Transforming the signage and symbolism of the institution will enhance and enlarge the meaning of social change. Our intent is to enhance social cohesion in the transforming of learning and living spaces by employing symbolic markers of change. Signage and symbolism has a powerful impact, they have been employed by nationalists in mobilising and maintaining a national identity. It is not the particular moments but the everyday displaying of the flag that reminds people who they are and that mobilises a people at times when it is needed.

In our continued conciliation and transformation efforts, we should fashion a new song that shall take the formal procession at UCT's graduation ceremonies to their seats, instead of the current practice of singing a Latin song that has no relevance and which no students and staff identify with and find pride in. UCT along with other universities exists within a changing society – this implies that [we] should not remain rigid in [our] traditions.

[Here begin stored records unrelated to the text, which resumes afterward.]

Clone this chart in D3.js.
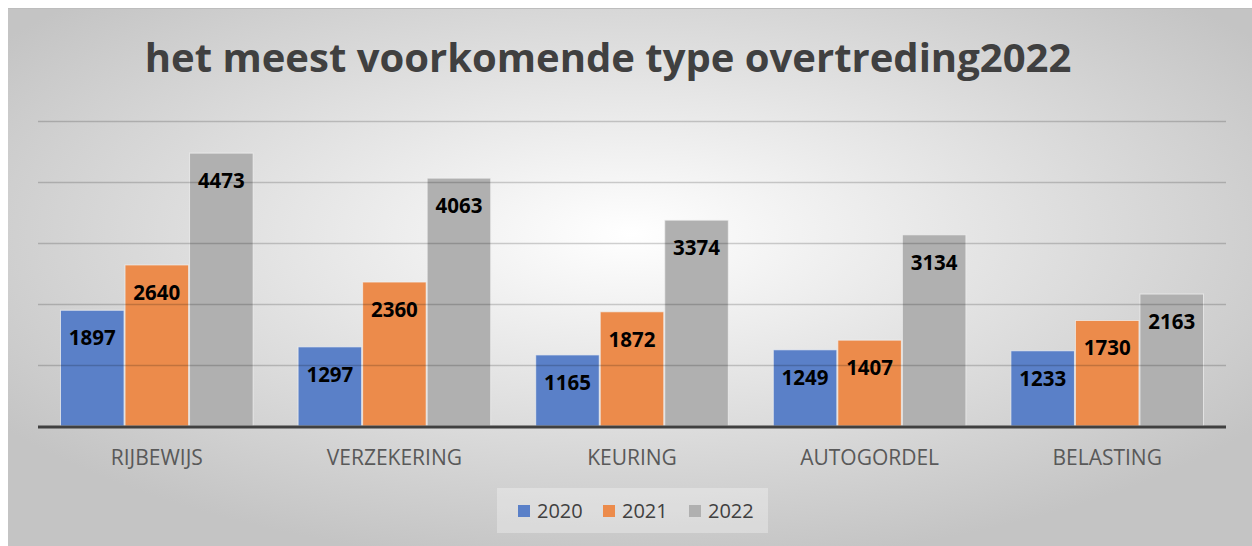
<!DOCTYPE html>
<html><head><meta charset="utf-8">
<script src="https://cdn.jsdelivr.net/npm/d3@7"></script>
<style>html,body{margin:0;padding:0;background:#fff;}</style>
</head><body>
<svg id="c" width="1252" height="546"></svg>
<script>
const title = "het meest voorkomende type overtreding2022";
const categories = ["RIJBEWIJS","VERZEKERING","KEURING","AUTOGORDEL","BELASTING"];
const seriesNames = ["2020","2021","2022"];
const values2020 = [1897,1297,1165,1249,1233];
const values2021 = [2640,2360,1872,1407,1730];
const values2022 = [4473,4063,3374,3134,2163];
const seriesColors = ["#5a80c8","#ec8b4b","#b0b0b0"];
const yTicks = [1000,2000,3000,4000,5000];

(function(){
const seriesValues = [values2020, values2021, values2022];
const svg = d3.select("#c");
const font = "'Open Sans', 'Liberation Sans', sans-serif";

const defs = svg.append("defs");
const rg = defs.append("radialGradient").attr("id","bg")
  .attr("cx","50%").attr("cy","42%").attr("r","62%")
  .attr("gradientUnits","objectBoundingBox");
rg.append("stop").attr("offset","0%").attr("stop-color","#ffffff");
rg.append("stop").attr("offset","100%").attr("stop-color","#c4c4c4");

svg.append("rect").attr("x",8).attr("y",8).attr("width",1244).attr("height",538).attr("fill","url(#bg)");
svg.append("line").attr("x1",8).attr("x2",1252).attr("y1",8.5).attr("y2",8.5).attr("stroke","#bdbdbd").attr("stroke-width",1);

const pLeft = 38, pRight = 1226, pTop = 121, base = 426;
const x0 = d3.scaleBand().domain(categories).range([pLeft,pRight]).padding(0);
const inner = 22;
const x1 = d3.scaleBand().domain(seriesNames).range([inner, x0.bandwidth()-inner]).padding(0);
const y = d3.scaleLinear().domain([0,5000]).range([base, pTop]);

const groups = svg.append("g").selectAll("g").data(categories).join("g")
  .attr("transform", d => `translate(${x0(d)},0)`);
groups.selectAll("rect").data((c,i) => seriesNames.map((s,j) => ({s, v: seriesValues[j][i], j})))
  .join("rect")
  .attr("x", d => x1(d.s)+0.5)
  .attr("width", x1.bandwidth()-1)
  .attr("y", d => y(d.v))
  .attr("height", d => base - y(d.v))
  .attr("fill", d => seriesColors[d.j])
  .attr("stroke","#f2f2f2").attr("stroke-opacity",0.7).attr("stroke-width",1);

svg.append("g").selectAll("line").data(yTicks).join("line")
  .attr("x1",pLeft).attr("x2",pRight)
  .attr("y1", d => Math.round(y(d))+0.5).attr("y2", d => Math.round(y(d))+0.5)
  .attr("stroke","#000").attr("stroke-opacity",0.18).attr("stroke-width",1.3);

svg.append("line").attr("x1",pLeft).attr("x2",pRight).attr("y1",base+1).attr("y2",base+1)
  .attr("stroke","#404040").attr("stroke-width",3);

groups.selectAll("text").data((c,i) => seriesNames.map((s,j) => ({s, v: seriesValues[j][i], j})))
  .join("text")
  .attr("x", d => x1(d.s)+x1.bandwidth()/2)
  .attr("y", d => y(d.v)+35)
  .attr("text-anchor","middle")
  .attr("font-family",font).attr("font-weight","bold").attr("font-size",20.5)
  .attr("fill","#000").text(d => d.v);

const xAxis = d3.axisBottom(x0).tickSize(0).tickPadding(0);
const ax = svg.append("g").attr("transform",`translate(0,${base})`).call(xAxis);
ax.select(".domain").remove();
ax.selectAll("text").attr("dy",null).attr("y",39)
  .attr("font-family",font).attr("font-size",21).attr("fill","#595959");

const t = svg.append("text").attr("x",608).attr("y",72).attr("text-anchor","middle")
  .attr("font-family",font).attr("font-weight","bold").attr("font-size",40)
  .attr("fill","#404040").text(title);
const w = t.node().getComputedTextLength();
t.attr("font-size", 40*927/w);

svg.append("rect").attr("x",497).attr("y",488).attr("width",271).attr("height",45)
  .attr("fill","#fff").attr("fill-opacity",0.3);
const legX = [518,603,689];
const lg = svg.append("g").selectAll("g").data(seriesNames).join("g")
  .attr("transform",(d,i)=>`translate(${legX[i]},505)`);
lg.append("rect").attr("width",12).attr("height",12).attr("fill",(d,i)=>seriesColors[i]);
lg.append("text").attr("x",19).attr("y",13).attr("font-family",font).attr("font-size",20)
  .attr("fill","#404040").text(d=>d);
})();
</script>
</body></html>
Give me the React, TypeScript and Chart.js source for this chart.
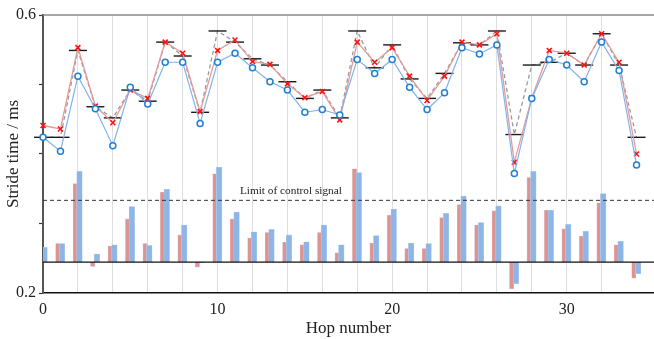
import React, { useEffect, useRef } from 'react';
import { Chart, registerables } from 'chart.js';

Chart.register(...registerables);

// ---- data ----
const hops = [0, 1, 2, 3, 4, 5, 6, 7, 8, 9, 10, 11, 12, 13, 14, 15, 16, 17, 18, 19, 20, 21, 22, 23, 24, 25, 26, 27, 28, 29, 30, 31, 32, 33, 34];

// red crosses (measured stride time)
const measured = [0.441, 0.436, 0.553, 0.469, 0.445, 0.492, 0.480, 0.561, 0.545, 0.461, 0.549, 0.564, 0.533, 0.529, 0.501, 0.481, 0.490, 0.449, 0.561, 0.532, 0.553, 0.512, 0.477, 0.512, 0.561, 0.557, 0.573, 0.388, 0.481, 0.549, 0.545, 0.528, 0.573, 0.532, 0.400];

// blue circles
const predicted = [0.424, 0.404, 0.512, 0.465, 0.412, 0.496, 0.472, 0.532, 0.532, 0.444, 0.532, 0.545, 0.524, 0.504, 0.492, 0.460, 0.464, 0.456, 0.536, 0.516, 0.536, 0.496, 0.464, 0.488, 0.553, 0.544, 0.557, 0.372, 0.480, 0.536, 0.528, 0.504, 0.561, 0.520, 0.384];

// black horizontal marks (target) joined by grey dashes
const target = [0.424, 0.424, 0.549, 0.468, 0.452, 0.492, 0.476, 0.561, 0.541, 0.460, 0.577, 0.561, 0.537, 0.528, 0.504, 0.480, 0.492, 0.452, 0.577, 0.524, 0.557, 0.508, 0.480, 0.516, 0.560, 0.557, 0.577, 0.428, 0.528, 0.532, 0.545, 0.528, 0.573, 0.528, 0.424];

// control signal bars (limit = 1)
const signalRed = [0.22, 0.30, 1.27, -0.07, 0.26, 0.70, 0.30, 1.13, 0.44, -0.08, 1.43, 0.70, 0.39, 0.48, 0.32, 0.28, 0.48, 0.15, 1.51, 0.31, 0.76, 0.22, 0.22, 0.72, 0.93, 0.60, 0.83, -0.43, 1.37, 0.84, 0.54, 0.42, 0.96, 0.28, -0.26];
const signalBlue = [0.24, 0.30, 1.47, 0.13, 0.28, 0.90, 0.27, 1.18, 0.60, -0.01, 1.54, 0.81, 0.49, 0.53, 0.44, 0.33, 0.60, 0.28, 1.45, 0.43, 0.86, 0.31, 0.30, 0.79, 1.07, 0.64, 0.91, -0.35, 1.47, 0.84, 0.61, 0.50, 1.11, 0.34, -0.19];

const xTickLabels = ['0', '10', '20', '30'];
const yTickLabels = ['0.6', '0.2'];
const signalLimit = 1;
const limitLabel = 'Limit of control signal';

const FONT = '"Liberation Serif", "Times New Roman", Times, serif';

export default function App() {
  const ref = useRef<HTMLCanvasElement>(null);

  useEffect(() => {
    document.body.style.margin = '0';
    const canvas = ref.current;
    if (!canvas) return;

    const overlay = {
      id: 'overlay',
      afterDatasetsDraw(chart: any) {
        const { ctx, chartArea: a, scales } = chart;
        const xs = scales.x;
        const yb = scales.yb;
        ctx.save();
        // top frame line
        ctx.strokeStyle = '#8a8a8a';
        ctx.lineWidth = 1.5;
        ctx.beginPath();
        ctx.moveTo(a.left, a.top);
        ctx.lineTo(a.right, a.top);
        ctx.stroke();
        // zero line of control signal
        const y0 = yb.getPixelForValue(0);
        ctx.strokeStyle = '#111';
        ctx.lineWidth = 1.3;
        ctx.beginPath();
        ctx.moveTo(a.left, y0);
        ctx.lineTo(a.right, y0);
        ctx.stroke();
        // limit dashed line
        const yl = yb.getPixelForValue(signalLimit);
        ctx.strokeStyle = '#333';
        ctx.lineWidth = 1;
        ctx.setLineDash([4, 3]);
        ctx.beginPath();
        ctx.moveTo(a.left, yl);
        ctx.lineTo(a.right, yl);
        ctx.stroke();
        ctx.setLineDash([]);
        ctx.fillStyle = '#222';
        ctx.font = '11.3px ' + FONT;
        ctx.textAlign = 'center';
        ctx.textBaseline = 'middle';
        ctx.fillText(limitLabel, xs.getPixelForValue(14.2), yl - 9);
        ctx.restore();
      },
    };

    const chart = new Chart(canvas, {
      type: 'line',
      data: {
        datasets: [
          {
            type: 'line',
            label: 'predicted',
            data: hops.map((h, i) => ({ x: h, y: predicted[i] })),
            yAxisID: 'y',
            borderColor: '#82b2ea',
            borderWidth: 1.2,
            pointStyle: 'circle',
            pointRadius: 3,
            pointBorderWidth: 1.5,
            pointBorderColor: '#1f7fd6',
            pointBackgroundColor: '#ffffff',
            clip: false,
            order: 0,
          },
          {
            type: 'line',
            label: 'measured',
            data: hops.map((h, i) => ({ x: h, y: measured[i] })),
            yAxisID: 'y',
            borderColor: '#e39a9a',
            borderWidth: 1.3,
            pointStyle: 'crossRot',
            pointRadius: 3.5,
            pointBorderWidth: 1.6,
            pointBorderColor: '#ff1010',
            clip: false,
            order: 1,
          },
          {
            type: 'line',
            label: 'target',
            data: hops.map((h, i) => ({ x: h, y: target[i] })),
            yAxisID: 'y',
            borderColor: '#9a9a9a',
            borderWidth: 1.3,
            borderDash: [4, 3],
            pointStyle: 'line',
            pointRadius: 9,
            pointBorderWidth: 1.4,
            pointBorderColor: '#1a1a1a',
            clip: false,
            order: 2,
          },
          {
            type: 'bar',
            label: 'signal blue',
            data: hops.map((h, i) => ({ x: h + 0.09, y: signalBlue[i] })),
            yAxisID: 'yb',
            backgroundColor: '#8db5e6',
            borderColor: '#b9d3f2',
            borderWidth: 0.6,
            barThickness: 5.6,
            grouped: false,
            order: 3,
          },
          {
            type: 'bar',
            label: 'signal red',
            data: hops.map((h, i) => ({ x: h - 0.155, y: signalRed[i] })),
            yAxisID: 'yb',
            backgroundColor: '#db9494',
            borderColor: '#e8b5b5',
            borderWidth: 0.6,
            barThickness: 4.2,
            grouped: false,
            order: 4,
          },
        ] as any,
      },
      plugins: [overlay],
      options: {
        responsive: false,
        animation: false,
        devicePixelRatio: 1,
        layout: { autoPadding: false, padding: { top: 15, left: 0, right: 0, bottom: 0 } },
        plugins: {
          legend: { display: false },
          tooltip: { enabled: false },
        },
        font: { family: FONT },
        scales: {
          x: {
            type: 'linear',
            offset: false,
            min: 0,
            max: 35,
            afterFit(s: any) {
              s.height = 46;
              s.paddingLeft = 0;
              s.paddingRight = 0;
            },
            ticks: {
              stepSize: 2,
              autoSkip: false,
              maxRotation: 0,
              padding: 7,
              color: '#222',
              font: { size: 16, family: FONT },
              callback: (v: any) => (xTickLabels.includes(String(v)) ? String(v) : ''),
            },
            grid: {
              offset: false,
              color: (c: any) =>
                c.tick && c.tick.value > 0 && c.tick.value < 35 ? '#dedede' : 'rgba(0,0,0,0)',
              lineWidth: 1,
              drawTicks: false,
            },
            border: { display: true, color: '#111', width: 1.5 },
            title: {
              display: true,
              text: 'Hop number',
              color: '#222',
              font: { size: 17, family: FONT },
              padding: { top: 0, bottom: 0 },
            },
          },
          y: {
            type: 'linear',
            position: 'left',
            min: 0.2,
            max: 0.6,
            afterFit(s: any) {
              s.width = 43;
            },
            ticks: {
              stepSize: 0.1,
              padding: 3,
              color: '#222',
              font: { size: 16, family: FONT },
              callback: (v: any) => {
                const t = (Math.round(Number(v) * 10) / 10).toFixed(1);
                return yTickLabels.includes(t) ? t : '';
              },
            },
            grid: {
              drawOnChartArea: false,
              drawTicks: true,
              tickLength: 4,
              tickColor: '#333',
              tickWidth: 1.2,
            },
            border: { display: true, color: '#555', width: 2 },
            title: {
              display: true,
              text: 'Stride time / ms',
              color: '#222',
              font: { size: 17, family: FONT },
              padding: { top: 3, bottom: 0 },
            },
          },
          yb: {
            type: 'linear',
            display: false,
            min: -0.5,
            max: 4.0,
          },
        },
      } as any,
    });

    return () => chart.destroy();
  }, []);

  return (
    <canvas
      ref={ref}
      width={654}
      height={339}
      style={{ display: 'block', width: '654px', height: '339px' }}
    />
  );
}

Institutions are not carved in stone and innovation occurs by instituting new practices and meanings.

In this trying time, I am reminded of the words of former President Thabo Mbeki: "Gloom and despondency have never defeated adversity. Trying times need courage and resilience. Our strength as a people is not tested during the best of times. As we said before, we should never become despondent because the weather is bad nor should we turn triumphalist because the sun shines."

Frantz Fanon said, "When we revolt, it's not for a particular culture. We revolt simply because, for many reasons, we can no longer breathe"

The winds of change are blowing within UCT. All that needs to be done from our side has set sail. Our institution should cease saying, "We have done much for transformation". Undeniably, it is our very own black brothers and sisters who we advocated to occupy these positions of leadership, thinking that they will change the system and raise issues of transformation from within, but I stand before you today in the midst of disappointment.

We have reached an impasse with the university leadership and are fatigued at asking for meaningful transformation. We have begged, growled, and pleaded with management. NO MORE!! This university cannot continue with its business as normal. It in that spirit I cannot participate in this discussion.